Other media use. As in prior years, more Americans listened to or watched recordings or broadcasts of performing arts events than attended them live.
- The sole exception is live theater, which still attracts higher percentages of adults than broadcasts or recordings of plays or musicals.
- Classical music broadcasts or recordings attracted the greatest number of adult listeners in 2008, followed by Latin or salsa music (see Figure 1-7).
- About 34 million Americans listened to or watched recordings or programs about books (not including audio books).
Adult arts lessons or classes. The 2008 SPPA asked adults about their exposure to arts and music lessons.
- About 2.1 percent of adults took a visual arts class, 1.7 percent took a music lesson, and 1.4 percent took a creative writing class at least once in the 12 months ending May 2008.
- Lifetime participation in arts learning activities was similar to the 2002 rate of participation for visual arts and music classes, but it declined for acting, writing, and music and art appreciation classes.
- Participation by young adults in arts learning activities has declined substantially since 1982 across all art forms.
Performances in schools and religious institutions.

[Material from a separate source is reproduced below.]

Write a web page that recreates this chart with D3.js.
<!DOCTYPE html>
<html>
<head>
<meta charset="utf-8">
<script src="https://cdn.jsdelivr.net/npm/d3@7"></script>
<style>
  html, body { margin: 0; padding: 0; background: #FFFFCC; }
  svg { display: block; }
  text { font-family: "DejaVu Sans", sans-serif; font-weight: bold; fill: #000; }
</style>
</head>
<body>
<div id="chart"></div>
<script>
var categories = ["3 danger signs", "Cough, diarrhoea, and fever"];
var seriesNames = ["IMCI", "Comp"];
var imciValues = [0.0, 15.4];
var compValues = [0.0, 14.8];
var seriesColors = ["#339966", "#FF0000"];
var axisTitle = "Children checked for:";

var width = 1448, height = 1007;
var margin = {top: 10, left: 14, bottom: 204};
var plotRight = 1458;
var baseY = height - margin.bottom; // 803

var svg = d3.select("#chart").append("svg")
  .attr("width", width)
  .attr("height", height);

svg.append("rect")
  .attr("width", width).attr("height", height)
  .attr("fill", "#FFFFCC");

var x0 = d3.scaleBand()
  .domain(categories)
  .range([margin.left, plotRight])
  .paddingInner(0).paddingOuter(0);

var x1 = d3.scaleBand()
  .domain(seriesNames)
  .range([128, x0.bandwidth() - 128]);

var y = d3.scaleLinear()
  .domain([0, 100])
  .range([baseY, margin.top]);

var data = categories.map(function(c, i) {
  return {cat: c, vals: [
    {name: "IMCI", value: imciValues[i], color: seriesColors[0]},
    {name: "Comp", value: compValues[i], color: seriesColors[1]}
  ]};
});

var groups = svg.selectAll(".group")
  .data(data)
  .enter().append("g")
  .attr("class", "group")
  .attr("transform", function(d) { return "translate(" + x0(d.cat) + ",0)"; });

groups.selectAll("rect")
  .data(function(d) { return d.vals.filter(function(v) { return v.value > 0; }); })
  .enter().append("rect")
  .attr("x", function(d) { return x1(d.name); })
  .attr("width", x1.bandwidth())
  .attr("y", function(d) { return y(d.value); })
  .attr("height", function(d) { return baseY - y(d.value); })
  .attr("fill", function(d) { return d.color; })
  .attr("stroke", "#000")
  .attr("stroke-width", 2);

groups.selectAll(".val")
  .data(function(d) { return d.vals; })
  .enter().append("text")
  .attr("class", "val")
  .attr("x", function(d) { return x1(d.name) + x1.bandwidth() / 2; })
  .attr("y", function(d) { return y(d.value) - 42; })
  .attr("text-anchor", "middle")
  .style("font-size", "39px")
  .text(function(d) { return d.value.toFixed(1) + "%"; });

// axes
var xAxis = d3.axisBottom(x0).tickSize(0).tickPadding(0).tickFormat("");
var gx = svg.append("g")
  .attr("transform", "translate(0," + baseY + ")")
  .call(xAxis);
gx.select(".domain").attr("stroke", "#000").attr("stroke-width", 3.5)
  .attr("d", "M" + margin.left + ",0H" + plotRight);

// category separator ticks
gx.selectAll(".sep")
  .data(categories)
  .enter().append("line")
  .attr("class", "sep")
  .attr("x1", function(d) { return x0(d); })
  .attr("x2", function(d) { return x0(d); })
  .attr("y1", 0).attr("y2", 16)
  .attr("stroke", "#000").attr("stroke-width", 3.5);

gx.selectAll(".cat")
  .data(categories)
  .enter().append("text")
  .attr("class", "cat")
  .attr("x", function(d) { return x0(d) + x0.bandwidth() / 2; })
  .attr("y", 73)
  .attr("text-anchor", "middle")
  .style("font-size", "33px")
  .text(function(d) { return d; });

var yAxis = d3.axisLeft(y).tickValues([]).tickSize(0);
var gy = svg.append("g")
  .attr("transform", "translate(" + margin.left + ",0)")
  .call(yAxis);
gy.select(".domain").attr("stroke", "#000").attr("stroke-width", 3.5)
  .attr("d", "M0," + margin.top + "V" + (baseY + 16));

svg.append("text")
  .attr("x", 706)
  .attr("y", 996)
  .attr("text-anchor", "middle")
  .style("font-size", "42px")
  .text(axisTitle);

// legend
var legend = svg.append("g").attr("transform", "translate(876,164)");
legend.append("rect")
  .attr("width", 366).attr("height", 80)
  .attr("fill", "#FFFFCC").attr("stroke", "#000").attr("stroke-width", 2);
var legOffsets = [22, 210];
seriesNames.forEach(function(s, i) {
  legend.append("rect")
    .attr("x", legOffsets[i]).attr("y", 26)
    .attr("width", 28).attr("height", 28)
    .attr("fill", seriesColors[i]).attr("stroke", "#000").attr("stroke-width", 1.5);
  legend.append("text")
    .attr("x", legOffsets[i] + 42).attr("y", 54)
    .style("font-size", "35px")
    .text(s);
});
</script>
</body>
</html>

Schools and religious institutions engage sizeable percentages of Americans in arts events.
- One in four adults attended an elementary, middle, or high school music, theater, or dance performance in 2008.
- About 19 percent of all adults attended a live arts performance at a church, synagogue, or other religious institution.

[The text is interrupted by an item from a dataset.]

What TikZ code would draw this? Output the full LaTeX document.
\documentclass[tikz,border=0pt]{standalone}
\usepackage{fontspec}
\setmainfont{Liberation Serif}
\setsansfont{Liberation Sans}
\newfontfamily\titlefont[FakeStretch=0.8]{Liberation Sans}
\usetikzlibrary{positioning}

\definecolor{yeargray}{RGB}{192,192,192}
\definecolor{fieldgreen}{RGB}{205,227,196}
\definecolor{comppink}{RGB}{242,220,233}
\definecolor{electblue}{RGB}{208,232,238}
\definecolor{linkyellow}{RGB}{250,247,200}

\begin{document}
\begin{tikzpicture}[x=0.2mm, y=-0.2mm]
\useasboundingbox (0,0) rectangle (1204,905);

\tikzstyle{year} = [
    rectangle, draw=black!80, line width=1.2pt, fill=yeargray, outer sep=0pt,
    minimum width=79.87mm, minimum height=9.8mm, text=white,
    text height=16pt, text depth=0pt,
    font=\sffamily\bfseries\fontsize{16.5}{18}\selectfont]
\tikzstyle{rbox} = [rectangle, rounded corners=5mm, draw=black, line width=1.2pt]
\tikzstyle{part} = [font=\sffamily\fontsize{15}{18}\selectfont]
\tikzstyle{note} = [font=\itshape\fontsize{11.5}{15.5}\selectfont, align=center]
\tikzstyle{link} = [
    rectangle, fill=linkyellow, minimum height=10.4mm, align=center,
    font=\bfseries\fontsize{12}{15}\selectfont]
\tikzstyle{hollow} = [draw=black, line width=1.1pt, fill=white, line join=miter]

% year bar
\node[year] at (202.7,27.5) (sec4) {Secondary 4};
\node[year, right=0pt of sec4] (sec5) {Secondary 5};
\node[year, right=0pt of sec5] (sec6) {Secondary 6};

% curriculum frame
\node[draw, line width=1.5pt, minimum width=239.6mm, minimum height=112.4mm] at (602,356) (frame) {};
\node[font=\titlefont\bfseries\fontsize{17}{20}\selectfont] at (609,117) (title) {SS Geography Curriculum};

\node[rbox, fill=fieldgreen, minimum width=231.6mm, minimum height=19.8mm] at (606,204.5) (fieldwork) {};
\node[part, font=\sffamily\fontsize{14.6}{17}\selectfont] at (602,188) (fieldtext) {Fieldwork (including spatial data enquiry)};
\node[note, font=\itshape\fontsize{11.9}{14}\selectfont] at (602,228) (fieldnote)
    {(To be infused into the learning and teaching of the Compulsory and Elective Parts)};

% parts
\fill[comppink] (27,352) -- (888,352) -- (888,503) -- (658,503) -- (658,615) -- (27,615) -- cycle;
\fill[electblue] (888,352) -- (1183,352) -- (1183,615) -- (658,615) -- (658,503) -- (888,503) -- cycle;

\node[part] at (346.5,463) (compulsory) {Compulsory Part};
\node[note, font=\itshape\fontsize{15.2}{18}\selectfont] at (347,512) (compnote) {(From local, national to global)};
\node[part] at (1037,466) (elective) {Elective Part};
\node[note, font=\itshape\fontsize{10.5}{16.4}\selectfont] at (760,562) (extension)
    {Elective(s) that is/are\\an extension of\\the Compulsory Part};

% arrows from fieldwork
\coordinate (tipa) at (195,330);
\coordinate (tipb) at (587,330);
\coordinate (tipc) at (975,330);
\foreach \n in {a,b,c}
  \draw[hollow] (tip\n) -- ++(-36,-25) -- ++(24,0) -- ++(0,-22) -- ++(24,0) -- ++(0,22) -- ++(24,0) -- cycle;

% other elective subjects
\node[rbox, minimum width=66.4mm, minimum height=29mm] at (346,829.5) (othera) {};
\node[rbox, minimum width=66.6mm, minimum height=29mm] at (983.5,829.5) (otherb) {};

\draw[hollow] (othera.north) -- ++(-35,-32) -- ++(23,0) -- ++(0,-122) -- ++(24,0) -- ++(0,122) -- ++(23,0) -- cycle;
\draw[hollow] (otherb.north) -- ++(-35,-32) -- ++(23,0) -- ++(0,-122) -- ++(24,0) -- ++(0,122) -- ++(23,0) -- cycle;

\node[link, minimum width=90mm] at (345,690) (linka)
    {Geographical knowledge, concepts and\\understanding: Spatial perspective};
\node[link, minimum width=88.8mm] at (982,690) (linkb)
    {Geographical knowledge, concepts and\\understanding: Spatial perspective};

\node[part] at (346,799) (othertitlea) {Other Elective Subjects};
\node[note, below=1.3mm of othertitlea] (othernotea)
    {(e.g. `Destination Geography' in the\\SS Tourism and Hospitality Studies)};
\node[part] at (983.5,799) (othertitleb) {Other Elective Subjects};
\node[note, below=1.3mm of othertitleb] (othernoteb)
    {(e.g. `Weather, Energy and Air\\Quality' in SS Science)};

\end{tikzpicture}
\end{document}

Arts attendance and arts learning patterns for children of parents surveyed in the SPPA. The 2008 SPPA also collected information on arts attendance and art learning for children aged 5 to 17.

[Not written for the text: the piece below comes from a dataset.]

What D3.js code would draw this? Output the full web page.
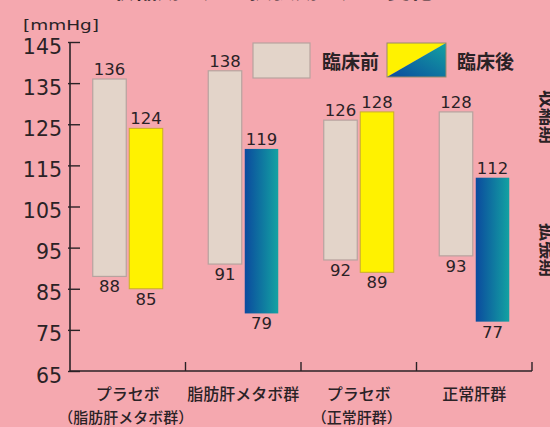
<!DOCTYPE html>
<html>
<head>
<meta charset="utf-8">
<script src="https://cdn.jsdelivr.net/npm/d3@7/dist/d3.min.js"></script>
<style>
  html, body { margin: 0; padding: 0; background: #f5a8af; }
  svg { display: block; }
</style>
</head>
<body>
<script>
// Blood pressure (systolic top / diastolic bottom) before and after the trial
const categories = ["g1", "g2", "g3", "g4"];
const categoryLabels = ["プラセボ", "脂肪肝メタボ群", "プラセボ", "正常肝群"];
const categorySubLabels = ["（脂肪肝メタボ群）", "", "（正常肝群）", ""];
const beforeSystolic = [136, 138, 126, 128];
const beforeDiastolic = [88, 91, 92, 93];
const afterSystolic = [124, 119, 128, 112];
const afterDiastolic = [85, 79, 89, 77];
// treatment groups get the blue gradient, placebo groups yellow
const afterIsTreated = [false, true, false, true];
const yTicks = [65, 75, 85, 95, 105, 115, 125, 135, 145];
const legendLabels = ["臨床前", "臨床後"];
const sideLabels = ["収縮期", "拡張期"];

const W = 550, H = 427;
const svg = d3.select("body").append("svg").attr("width", W).attr("height", H);

const defs = svg.append("defs");
const grad = defs.append("linearGradient").attr("id", "blueGrad")
  .attr("x1", "0").attr("y1", "0").attr("x2", "1").attr("y2", "0");
grad.append("stop").attr("offset", "0%").attr("stop-color", "#0b4a9e");
grad.append("stop").attr("offset", "100%").attr("stop-color", "#13a2a2");
const gradL = defs.append("linearGradient").attr("id", "legendGrad")
  .attr("x1", "0").attr("y1", "1").attr("x2", "1").attr("y2", "0");
gradL.append("stop").attr("offset", "0%").attr("stop-color", "#0b4a9e");
gradL.append("stop").attr("offset", "100%").attr("stop-color", "#13a2a2");

const numFont = "'DejaVu Sans', sans-serif";
const jpFont = "'Noto Sans CJK JP', sans-serif";
const ink = "#2a2226";

const y = d3.scaleLinear().domain([65, 145]).range([371, 42]);
const x = d3.scaleBand().domain(categories).range([70, 532]).paddingInner(0).paddingOuter(0);
const barW = 33.5, gap = 3;

// title (runs off the top edge)
svg.append("text").attr("x", 272).attr("y", -2)
  .attr("text-anchor", "middle").attr("font-family", jpFont)
  .attr("font-size", 23).attr("font-weight", 700).attr("fill", ink)
  .text("収縮期血圧・拡張期血圧の変化");

// unit
svg.append("text").attr("x", 23).attr("y", 30)
  .attr("font-family", numFont).attr("font-size", 14).attr("fill", ink)
  .attr("textLength", 76).attr("lengthAdjust", "spacingAndGlyphs")
  .text("[mmHg]");

// y axis
const yAxis = d3.axisRight(y).tickValues(yTicks).tickSize(10).tickFormat("");
const gy = svg.append("g").attr("transform", "translate(70,0)").call(yAxis);
gy.select(".domain").attr("stroke", ink).attr("stroke-width", 1.6).attr("d", `M0,${y(145)}V${y(65)}`);
gy.selectAll(".tick line").attr("stroke", ink).attr("stroke-width", 1.4)
  .attr("x1", -2);
svg.append("g").selectAll("text").data(yTicks).join("text")
  .attr("x", 62).attr("y", d => y(d) + 11.5)
  .attr("text-anchor", "end").attr("font-family", numFont)
  .attr("font-size", 20.5).attr("fill", ink).text(d => d);

// x axis
const gx = svg.append("g").attr("transform", `translate(0,${y(65)})`);
gx.append("line").attr("x1", 70).attr("x2", 532).attr("stroke", ink).attr("stroke-width", 1.6);
const bounds = categories.slice(1).map(c => x(c)).concat([532]);
gx.selectAll("line.t").data(bounds).join("line").attr("class", "t")
  .attr("x1", d => d).attr("x2", d => d).attr("y1", 0).attr("y2", -9)
  .attr("stroke", ink).attr("stroke-width", 1.4);

svg.append("g").selectAll("text").data(categories).join("text")
  .attr("x", (d) => x(d) + x.bandwidth() / 2).attr("y", 400)
  .attr("text-anchor", "middle").attr("font-family", jpFont)
  .attr("font-size", 16).attr("font-weight", 500).attr("fill", ink)
  .text((d, i) => categoryLabels[i]);
svg.append("g").selectAll("text").data(categories).join("text")
  .attr("x", (d) => x(d) + x.bandwidth() / 2 - 2).attr("y", 423)
  .attr("text-anchor", "middle").attr("font-family", jpFont)
  .attr("font-size", 15).attr("font-weight", 500).attr("fill", ink)
  .text((d, i) => categorySubLabels[i]);

// bars
const rows = categories.map((c, i) => ({
  c, i,
  bTop: beforeSystolic[i], bBot: beforeDiastolic[i],
  aTop: afterSystolic[i], aBot: afterDiastolic[i],
  treated: afterIsTreated[i]
}));
const cx = d => x(d.c) + x.bandwidth() / 2;

const bars = svg.append("g");
bars.selectAll("rect.before").data(rows).join("rect").attr("class", "before")
  .attr("x", d => cx(d) - gap / 2 - barW).attr("width", barW)
  .attr("y", d => y(d.bTop)).attr("height", d => y(d.bBot) - y(d.bTop))
  .attr("fill", "#e3d4c9").attr("stroke", "#b7a39f").attr("stroke-width", 1.2);
bars.selectAll("rect.after").data(rows).join("rect").attr("class", "after")
  .attr("x", d => cx(d) + gap / 2).attr("width", barW)
  .attr("y", d => y(d.aTop)).attr("height", d => y(d.aBot) - y(d.aTop))
  .attr("fill", d => d.treated ? "url(#blueGrad)" : "#fff200")
  .attr("stroke", d => d.treated ? "none" : "#c9ad2c").attr("stroke-width", 1);

// value labels
const lab = svg.append("g").attr("font-family", numFont).attr("font-size", 16.5)
  .attr("fill", ink).attr("text-anchor", "middle");
const labels = [];
rows.forEach(d => {
  const bx = cx(d) - gap / 2 - barW / 2, ax = cx(d) + gap / 2 + barW / 2;
  labels.push({ x: bx, v: d.bTop, top: true }, { x: bx, v: d.bBot, top: false });
  labels.push({ x: ax, v: d.aTop, top: true }, { x: ax, v: d.aBot, top: false });
});
lab.selectAll("text").data(labels).join("text")
  .attr("x", d => d.x).attr("y", d => d.top ? y(d.v) - 4 : y(d.v) + 16)
  .text(d => d.v);

// legend
const lg = svg.append("g");
lg.append("rect").attr("x", 253).attr("y", 43).attr("width", 57).attr("height", 35)
  .attr("fill", "#e3d4c9").attr("stroke", "#b7a39f").attr("stroke-width", 1.2);
lg.append("text").attr("x", 322).attr("y", 68.5).attr("font-family", jpFont)
  .attr("font-size", 19).attr("font-weight", 600).attr("fill", ink).text(legendLabels[0]);
const lx = 387, ly = 43, lw = 59, lh = 34;
lg.append("path").attr("d", `M${lx},${ly}H${lx + lw}L${lx},${ly + lh}Z`).attr("fill", "#fff200");
lg.append("path").attr("d", `M${lx + lw},${ly}V${ly + lh}H${lx}Z`).attr("fill", "url(#legendGrad)");
lg.append("rect").attr("x", lx).attr("y", ly).attr("width", lw).attr("height", lh)
  .attr("fill", "none").attr("stroke", "#9a8a6a").attr("stroke-width", 1);
lg.append("text").attr("x", 457).attr("y", 68.5).attr("font-family", jpFont)
  .attr("font-size", 19).attr("font-weight", 600).attr("fill", ink).text(legendLabels[1]);

// side labels (run off the right edge)
[[sideLabels[0], 117], [sideLabels[1], 250]].forEach(([t, yy]) => {
  svg.append("text").attr("transform", `translate(541,${yy}) rotate(90)`)
    .attr("text-anchor", "middle").attr("font-family", jpFont)
    .attr("font-size", 18).attr("font-weight", 600).attr("fill", ink).text(t);
});
</script>
</body>
</html>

- One in three parents said their child had attended a music, theater, or dance performance outside of school.
- About 8 percent of parents with school-age children said their child had taken private arts lessons in the past year.
Additional Resources and Analyses
In an effort to improve the public’s understanding of issues critical to arts engagement, the NEA’s Office of Research and Analysis is currently exploring the relationship between arts participation and the following factors:
- Arts learning;
- Media and technology; and
- Arts creation and performance.
Reports on these and other topics will become available in 2010 via the NEA’s Research web page(www.nea.gov/research/index.html).
The complete 2008 SPPA dataset and questionaire can be downloaded from Princeton University’s Cultural Policy and the Arts National Data Archive website at www.cpanda.org.13
(The questionaire is also available on the NEA’s Research web page.) Alternatively, the dataset can be ordered from the U.S. Census Bureau, Customer Services Center.14
Further information on the details of the survey methodology is available in the 2008 SPPA User’s Guide.15
For a detailed description of Current Population Survey methodology, please see the U.S. Census Bureau technical brief at www.bls.census.gov/cps/tp/tp63.htm.
- Elementary or high school performances were not included in these figures.
- Those events are plays or musicals, classical music or jazz concerts, ballet or opera performances.
- Latin/Spanish/salsa music attendance was asked about for the first time in 2008.
- Trend analysis excludes data from the 1997 Survey of Public Participation in the Arts because of fundamental differences in data collection. (For details, see National Endowment for the Arts, 1997 Survey of Public Participation in the Arts: Summary Report, 1999.) Similarly, the 1985 SPPA survey results are excluded because they are largely similar to the 1982 survey results.
- From 1982 to 2002, women increased their art museum attendance rate from 23.1 percent to 28.2 percent. In 2008, their attendance rate retreated to 24.0 percent.
- During the fourth quarter of 2007, real consumer spending grew by only 1 percent, according to the U.S. Department of Commerce (Bureau of Economic Analysis). For the next two consecutive quarters (January through June 2008), it grew by 0.9 percent and 1.2 percent, respectively. By comparison, real consumer spending grew by an annual average of 3.0 percent in 2006.
- For more information, see National Endowment for the Arts, Arts Participation 2008: Highlights from a National Survey.
- See U.S. Department of Labor, Bureau of Labor Statistics, Average Price Data. Figures are reported for U.S. city averages and for all types of gasoline per gallon.
- From 2002 to 2008, the percentage of adults reading literature rose from 46.7 percent to 50.2 percent. (For more information, see National Endowment for the Arts, Reading on the Rise: A New Chapter in American Literacy.)
- Figure 1-4 captures data from 2002 to 2008 only. For tables illustrating age-related declines in attendance rates from 1982 to 2008, see Arts Participation 2008: Highlights from a National Survey and the tables available at www.nea.gov/research/SPPA/index.html.
- See National Endowment for the Arts, Effects of Arts Education on Participation in the Arts, 1996, and Age and Arts Participation: 1982-1997, 2000.
- Figure 1-5 captures data from 2002 to 2008 only. For a chart and tables illustrating education-related declines in attendance rates from 1982 to 2008, see Arts Participation 2008: Highlights from a National Survey and the tables available at www.nea.gov/research/SPPA/index.html.